AI Training Data Debacle: Massive Dataset Exposes Millions of Private Records

AI Training Data Debacle: Massive Dataset Exposes Millions of Private Records

Photo by Pixabay on Pexels

A massive open-source AI training dataset, DataComp CommonPool, has been found to contain millions of instances of exposed personal data, including images of passports, credit cards, and birth certificates. Researchers estimate hundreds of millions of images with personally identifiable information, from faces to sensitive documents, are likely included in the 12.8 billion data sample collection used for training generative AI models.

The findings, published on arXiv, highlight a significant privacy risk stemming from the indiscriminate web scraping practices used to build such datasets. Experts warn that the nature of web-scraped data invariably leads to the inclusion of problematic and sensitive content. While dataset curators attempted to implement face blurring, the study revealed that millions of faces were missed by the algorithm.

DataComp CommonPool builds upon the LAION-5B dataset, which was used to train prominent AI models like Stable Diffusion and Midjourney. This shared data sourcing suggests similar privacy concerns likely exist in LAION-5B and models trained using CommonPool data. Hugging Face, the platform hosting CommonPool, provides a tool for users to remove their data, but this is contingent on individuals being aware of its presence in the dataset.

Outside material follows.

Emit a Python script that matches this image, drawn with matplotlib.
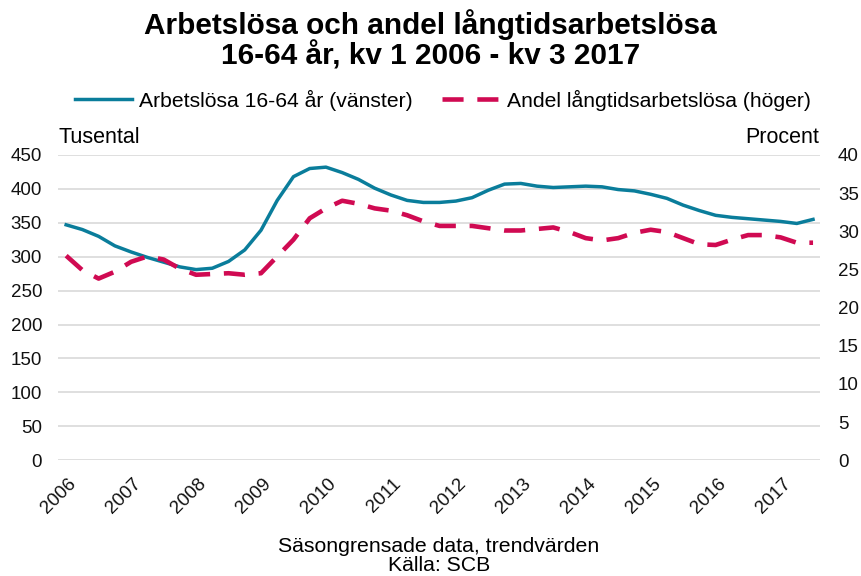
import numpy as np
import matplotlib.pyplot as plt

plt.rcParams['font.family'] = ['Liberation Sans', 'DejaVu Sans']

# quarterly, kv 1 2006 - kv 3 2017
years = [str(y) for y in range(2006, 2018)]
arbetslosa = [347, 340, 330, 316, 307, 299, 292, 285, 281, 283, 293, 310,
              339, 383, 418, 430, 432, 424, 414, 401, 391, 383, 380, 380,
              382, 387, 398, 407, 408, 404, 402, 403, 404, 403, 399, 397,
              392, 386, 376, 368, 361, 358, 356, 354, 352, 349, 355]
langtid = [26.8, 24.9, 23.8, 24.7, 26.0, 26.7, 26.3, 25.1, 24.3, 24.4, 24.5, 24.3,
           24.5, 26.7, 28.9, 31.7, 33.0, 34.0, 33.6, 33.0, 32.7, 32.1, 31.3, 30.7,
           30.7, 30.7, 30.4, 30.1, 30.1, 30.3, 30.5, 29.9, 29.1, 28.8, 29.1, 29.8,
           30.2, 29.9, 29.1, 28.3, 28.2, 28.9, 29.5, 29.5, 29.2, 28.5, 28.5]

blue = '#0a7d9b'
red = '#d00a52'
x = np.arange(len(arbetslosa))

fig = plt.figure(figsize=(8.61, 5.76), dpi=100)
ax = fig.add_axes([0.0674, 0.201, 0.885, 0.530])
ax2 = ax.twinx()

l1, = ax.plot(x, arbetslosa, color=blue, lw=2.5, label='Arbetslösa 16-64 år (vänster)', zorder=3)
l2, = ax2.plot(x, langtid, color=red, lw=3.3, dashes=(4.6, 3.0),
               label='Andel långtidsarbetslösa (höger)', zorder=3)

ax.set_ylim(0, 450)
ax.set_yticks(range(0, 451, 50))
ax2.set_ylim(0, 40)
ax2.set_yticks(range(0, 41, 5))
ax.set_xlim(-0.5, 46.43)

ax.grid(axis='y', color='#d9d9d9', lw=1.2)
ax.set_axisbelow(True)
for a in (ax, ax2):
    for s in a.spines.values():
        s.set_visible(False)
    a.tick_params(length=0, labelsize=13.5, colors='#111111')
ax.tick_params(axis='y', pad=11.5)
ax2.tick_params(axis='y', pad=13)

ax.set_xticks(x[::4] + 0.1)
ax.set_xticklabels(years, rotation=45, ha='right', va='top', rotation_mode='anchor')
ax.tick_params(axis='x', pad=11)

fig.text(0.5, 0.985, 'Arbetslösa och andel långtidsarbetslösa\n16-64 år, kv 1 2006 - kv 3 2017',
         ha='center', va='top', fontsize=21.4, fontweight='bold', linespacing=1.05)
fig.legend(handles=[l1, l2], loc='center', bbox_to_anchor=(0.514, 0.826), ncol=2,
           frameon=False, fontsize=15.2, handlelength=2.7, columnspacing=1.4,
           handletextpad=0.35, borderpad=0, borderaxespad=0)
fig.text(0.0674, 0.762, 'Tusental', ha='left', va='center', fontsize=15.5)
fig.text(0.951, 0.762, 'Procent', ha='right', va='center', fontsize=15.5)
fig.text(0.51, 0.035, 'Säsongrensade data, trendvärden\nKälla: SCB', ha='center', va='center',
         fontsize=15.3, linespacing=1.0)

fig.savefig('out.png', dpi=100)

Experts like Tiffany Li of the University of New Hampshire School of Law, stress that even if data is deleted from training sets, the damage may be irreversible if the trained model isn’t retrained. The researchers call for a critical reevaluation of web scraping practices in AI development, emphasizing potential violations of privacy regulations and hoping the findings spark improvements in AI dataset creation and usage.